Work to be completed - Reproduce, character for character, the entries from their opening line through the line with "var peakHeights = [1.54e6, 6.80e6, 1.54e6, 3.53e6];".

BEGIN Material

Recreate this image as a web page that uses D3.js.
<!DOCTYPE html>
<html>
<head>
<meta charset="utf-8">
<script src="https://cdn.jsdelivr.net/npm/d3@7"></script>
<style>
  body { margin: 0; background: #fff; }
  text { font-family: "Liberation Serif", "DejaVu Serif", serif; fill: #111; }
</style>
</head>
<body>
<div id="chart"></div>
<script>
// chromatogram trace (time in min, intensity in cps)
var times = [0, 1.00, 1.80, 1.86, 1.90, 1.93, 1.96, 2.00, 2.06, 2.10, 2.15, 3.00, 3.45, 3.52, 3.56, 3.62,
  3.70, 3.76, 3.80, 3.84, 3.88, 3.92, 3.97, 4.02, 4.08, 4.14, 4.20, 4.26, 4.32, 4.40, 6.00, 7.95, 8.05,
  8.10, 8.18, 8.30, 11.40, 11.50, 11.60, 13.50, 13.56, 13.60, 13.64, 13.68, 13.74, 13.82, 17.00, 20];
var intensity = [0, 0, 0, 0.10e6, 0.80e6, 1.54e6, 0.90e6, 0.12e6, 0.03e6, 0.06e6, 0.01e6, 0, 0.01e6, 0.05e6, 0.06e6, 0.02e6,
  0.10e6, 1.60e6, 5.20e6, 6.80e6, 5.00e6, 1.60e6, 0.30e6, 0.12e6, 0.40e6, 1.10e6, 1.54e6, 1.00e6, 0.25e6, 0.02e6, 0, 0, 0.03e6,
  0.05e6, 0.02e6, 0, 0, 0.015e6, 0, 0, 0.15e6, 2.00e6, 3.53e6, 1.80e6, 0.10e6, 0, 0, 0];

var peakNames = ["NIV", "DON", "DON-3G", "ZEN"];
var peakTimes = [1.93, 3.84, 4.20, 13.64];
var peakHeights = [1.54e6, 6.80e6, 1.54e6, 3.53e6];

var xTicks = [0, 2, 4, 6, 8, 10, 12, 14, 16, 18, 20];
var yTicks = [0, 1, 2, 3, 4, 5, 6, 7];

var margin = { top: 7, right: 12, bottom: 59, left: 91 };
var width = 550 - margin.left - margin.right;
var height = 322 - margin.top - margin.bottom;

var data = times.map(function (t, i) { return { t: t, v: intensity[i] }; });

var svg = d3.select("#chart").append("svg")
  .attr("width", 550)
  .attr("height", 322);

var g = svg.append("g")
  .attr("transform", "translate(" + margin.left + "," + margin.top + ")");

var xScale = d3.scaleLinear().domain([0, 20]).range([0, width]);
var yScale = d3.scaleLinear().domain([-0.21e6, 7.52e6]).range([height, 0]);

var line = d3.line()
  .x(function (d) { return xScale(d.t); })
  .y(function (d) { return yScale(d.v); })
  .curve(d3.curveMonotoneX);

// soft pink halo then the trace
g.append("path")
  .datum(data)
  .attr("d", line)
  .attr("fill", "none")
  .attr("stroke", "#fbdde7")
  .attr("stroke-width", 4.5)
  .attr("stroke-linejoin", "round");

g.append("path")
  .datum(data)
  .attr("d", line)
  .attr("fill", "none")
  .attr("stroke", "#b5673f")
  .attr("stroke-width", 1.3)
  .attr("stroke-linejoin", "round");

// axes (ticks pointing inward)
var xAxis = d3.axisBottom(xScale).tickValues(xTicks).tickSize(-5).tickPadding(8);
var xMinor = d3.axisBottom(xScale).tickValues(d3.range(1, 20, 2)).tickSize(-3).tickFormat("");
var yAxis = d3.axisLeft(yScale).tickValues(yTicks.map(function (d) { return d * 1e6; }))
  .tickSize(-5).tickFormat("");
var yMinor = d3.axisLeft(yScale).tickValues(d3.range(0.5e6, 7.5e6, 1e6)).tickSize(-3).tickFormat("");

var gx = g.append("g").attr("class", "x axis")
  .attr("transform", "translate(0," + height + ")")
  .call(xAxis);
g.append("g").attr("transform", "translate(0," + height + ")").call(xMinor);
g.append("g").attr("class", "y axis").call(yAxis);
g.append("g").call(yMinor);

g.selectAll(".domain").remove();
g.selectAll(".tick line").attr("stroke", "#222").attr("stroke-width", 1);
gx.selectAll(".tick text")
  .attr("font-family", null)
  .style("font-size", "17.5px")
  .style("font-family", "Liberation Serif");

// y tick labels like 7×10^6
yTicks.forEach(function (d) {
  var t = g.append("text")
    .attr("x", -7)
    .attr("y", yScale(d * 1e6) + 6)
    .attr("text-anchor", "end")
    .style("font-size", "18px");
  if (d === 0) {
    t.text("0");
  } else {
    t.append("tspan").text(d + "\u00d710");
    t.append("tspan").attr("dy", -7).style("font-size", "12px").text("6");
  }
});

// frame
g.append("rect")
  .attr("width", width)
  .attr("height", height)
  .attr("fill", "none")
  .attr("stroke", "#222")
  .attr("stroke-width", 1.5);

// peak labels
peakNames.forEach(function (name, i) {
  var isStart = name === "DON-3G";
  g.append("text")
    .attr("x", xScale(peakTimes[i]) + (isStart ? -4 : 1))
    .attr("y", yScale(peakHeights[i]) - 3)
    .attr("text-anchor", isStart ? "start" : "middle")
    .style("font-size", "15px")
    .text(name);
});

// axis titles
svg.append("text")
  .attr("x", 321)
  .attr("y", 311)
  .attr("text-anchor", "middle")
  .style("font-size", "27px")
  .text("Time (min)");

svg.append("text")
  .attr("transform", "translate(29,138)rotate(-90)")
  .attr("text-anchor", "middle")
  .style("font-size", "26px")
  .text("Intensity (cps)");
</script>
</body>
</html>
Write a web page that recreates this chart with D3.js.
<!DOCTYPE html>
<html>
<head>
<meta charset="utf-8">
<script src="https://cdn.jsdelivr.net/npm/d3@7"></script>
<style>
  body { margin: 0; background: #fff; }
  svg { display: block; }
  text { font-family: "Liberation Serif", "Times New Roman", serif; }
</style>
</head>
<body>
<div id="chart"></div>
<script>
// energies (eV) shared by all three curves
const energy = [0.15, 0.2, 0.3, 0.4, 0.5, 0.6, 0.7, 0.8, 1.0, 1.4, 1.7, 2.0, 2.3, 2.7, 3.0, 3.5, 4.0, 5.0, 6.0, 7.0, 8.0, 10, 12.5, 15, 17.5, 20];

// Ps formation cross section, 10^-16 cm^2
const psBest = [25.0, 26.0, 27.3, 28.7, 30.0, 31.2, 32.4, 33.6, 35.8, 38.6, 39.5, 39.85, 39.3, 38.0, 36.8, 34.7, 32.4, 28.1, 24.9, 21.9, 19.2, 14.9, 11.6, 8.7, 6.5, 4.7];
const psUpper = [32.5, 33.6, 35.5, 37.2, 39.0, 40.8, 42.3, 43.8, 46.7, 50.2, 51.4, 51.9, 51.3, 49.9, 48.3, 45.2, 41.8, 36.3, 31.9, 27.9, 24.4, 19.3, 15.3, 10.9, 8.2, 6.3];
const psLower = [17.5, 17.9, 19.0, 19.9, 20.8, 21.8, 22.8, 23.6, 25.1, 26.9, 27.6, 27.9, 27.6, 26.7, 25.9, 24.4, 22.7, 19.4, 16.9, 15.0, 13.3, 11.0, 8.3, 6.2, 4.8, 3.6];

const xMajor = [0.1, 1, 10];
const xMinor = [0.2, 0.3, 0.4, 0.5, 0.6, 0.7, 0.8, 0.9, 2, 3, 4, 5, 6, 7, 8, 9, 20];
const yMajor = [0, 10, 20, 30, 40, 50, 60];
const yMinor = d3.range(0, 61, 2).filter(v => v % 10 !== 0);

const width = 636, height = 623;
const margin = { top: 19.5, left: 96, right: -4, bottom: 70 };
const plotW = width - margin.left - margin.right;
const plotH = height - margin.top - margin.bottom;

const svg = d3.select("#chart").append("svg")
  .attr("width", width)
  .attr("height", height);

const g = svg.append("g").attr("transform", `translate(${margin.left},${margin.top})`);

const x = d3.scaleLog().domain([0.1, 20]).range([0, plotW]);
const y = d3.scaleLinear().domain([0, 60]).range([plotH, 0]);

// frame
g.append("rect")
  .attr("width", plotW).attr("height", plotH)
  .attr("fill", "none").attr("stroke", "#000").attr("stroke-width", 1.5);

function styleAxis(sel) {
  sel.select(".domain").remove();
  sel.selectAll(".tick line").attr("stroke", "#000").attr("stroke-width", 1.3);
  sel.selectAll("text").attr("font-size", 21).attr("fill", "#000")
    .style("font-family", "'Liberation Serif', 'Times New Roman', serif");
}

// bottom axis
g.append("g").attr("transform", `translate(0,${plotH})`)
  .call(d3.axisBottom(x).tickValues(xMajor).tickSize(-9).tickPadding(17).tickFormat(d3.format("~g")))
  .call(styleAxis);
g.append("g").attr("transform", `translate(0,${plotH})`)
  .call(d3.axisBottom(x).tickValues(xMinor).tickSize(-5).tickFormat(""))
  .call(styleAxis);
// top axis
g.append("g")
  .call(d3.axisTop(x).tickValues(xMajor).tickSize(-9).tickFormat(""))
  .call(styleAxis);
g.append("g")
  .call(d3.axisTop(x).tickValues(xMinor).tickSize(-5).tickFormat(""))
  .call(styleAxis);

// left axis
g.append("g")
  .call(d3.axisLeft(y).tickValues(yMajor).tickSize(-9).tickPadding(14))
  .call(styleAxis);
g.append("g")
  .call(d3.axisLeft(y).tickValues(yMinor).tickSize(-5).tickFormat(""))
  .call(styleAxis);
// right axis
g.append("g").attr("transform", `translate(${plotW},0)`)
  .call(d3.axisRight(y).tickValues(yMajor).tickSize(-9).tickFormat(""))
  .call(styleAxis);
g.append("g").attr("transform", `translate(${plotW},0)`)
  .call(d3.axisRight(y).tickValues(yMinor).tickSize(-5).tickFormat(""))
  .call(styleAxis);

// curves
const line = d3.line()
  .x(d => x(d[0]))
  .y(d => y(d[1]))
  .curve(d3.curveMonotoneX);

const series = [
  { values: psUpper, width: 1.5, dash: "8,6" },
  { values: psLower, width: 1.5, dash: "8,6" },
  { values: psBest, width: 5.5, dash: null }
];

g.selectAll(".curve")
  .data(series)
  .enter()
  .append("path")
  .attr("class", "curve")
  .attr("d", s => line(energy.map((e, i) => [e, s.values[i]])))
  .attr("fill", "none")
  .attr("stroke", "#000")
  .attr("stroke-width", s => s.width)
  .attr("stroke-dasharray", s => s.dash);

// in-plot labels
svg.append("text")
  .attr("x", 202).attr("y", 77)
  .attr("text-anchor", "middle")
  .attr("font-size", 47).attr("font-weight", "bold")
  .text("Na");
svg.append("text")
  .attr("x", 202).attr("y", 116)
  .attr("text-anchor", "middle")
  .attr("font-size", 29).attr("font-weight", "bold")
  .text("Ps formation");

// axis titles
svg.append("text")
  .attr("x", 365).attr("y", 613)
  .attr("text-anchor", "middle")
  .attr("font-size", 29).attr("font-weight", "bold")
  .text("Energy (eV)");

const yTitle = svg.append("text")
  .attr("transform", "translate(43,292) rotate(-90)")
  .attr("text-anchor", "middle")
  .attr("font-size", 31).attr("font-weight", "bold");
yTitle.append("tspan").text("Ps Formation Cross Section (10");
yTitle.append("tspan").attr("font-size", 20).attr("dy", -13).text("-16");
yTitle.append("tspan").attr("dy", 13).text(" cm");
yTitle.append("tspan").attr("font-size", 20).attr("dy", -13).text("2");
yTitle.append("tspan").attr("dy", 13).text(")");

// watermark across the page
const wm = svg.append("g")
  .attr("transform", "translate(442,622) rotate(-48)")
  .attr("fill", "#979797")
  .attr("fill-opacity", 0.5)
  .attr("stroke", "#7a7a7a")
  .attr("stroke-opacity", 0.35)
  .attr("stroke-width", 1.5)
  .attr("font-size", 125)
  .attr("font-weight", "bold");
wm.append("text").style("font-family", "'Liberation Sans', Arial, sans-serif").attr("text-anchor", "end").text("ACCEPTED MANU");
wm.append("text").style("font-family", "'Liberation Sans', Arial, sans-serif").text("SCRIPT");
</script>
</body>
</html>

END Material

Problem solution -
Recreate this image as a web page that uses D3.js.
<!DOCTYPE html>
<html>
<head>
<meta charset="utf-8">
<script src="https://cdn.jsdelivr.net/npm/d3@7"></script>
<style>
  body { margin: 0; background: #fff; }
  text { font-family: "Liberation Serif", "DejaVu Serif", serif; fill: #111; }
</style>
</head>
<body>
<div id="chart"></div>
<script>
// chromatogram trace (time in min, intensity in cps)
var times = [0, 1.00, 1.80, 1.86, 1.90, 1.93, 1.96, 2.00, 2.06, 2.10, 2.15, 3.00, 3.45, 3.52, 3.56, 3.62,
  3.70, 3.76, 3.80, 3.84, 3.88, 3.92, 3.97, 4.02, 4.08, 4.14, 4.20, 4.26, 4.32, 4.40, 6.00, 7.95, 8.05,
  8.10, 8.18, 8.30, 11.40, 11.50, 11.60, 13.50, 13.56, 13.60, 13.64, 13.68, 13.74, 13.82, 17.00, 20];
var intensity = [0, 0, 0, 0.10e6, 0.80e6, 1.54e6, 0.90e6, 0.12e6, 0.03e6, 0.06e6, 0.01e6, 0, 0.01e6, 0.05e6, 0.06e6, 0.02e6,
  0.10e6, 1.60e6, 5.20e6, 6.80e6, 5.00e6, 1.60e6, 0.30e6, 0.12e6, 0.40e6, 1.10e6, 1.54e6, 1.00e6, 0.25e6, 0.02e6, 0, 0, 0.03e6,
  0.05e6, 0.02e6, 0, 0, 0.015e6, 0, 0, 0.15e6, 2.00e6, 3.53e6, 1.80e6, 0.10e6, 0, 0, 0];

var peakNames = ["NIV", "DON", "DON-3G", "ZEN"];
var peakTimes = [1.93, 3.84, 4.20, 13.64];
var peakHeights = [1.54e6, 6.80e6, 1.54e6, 3.53e6];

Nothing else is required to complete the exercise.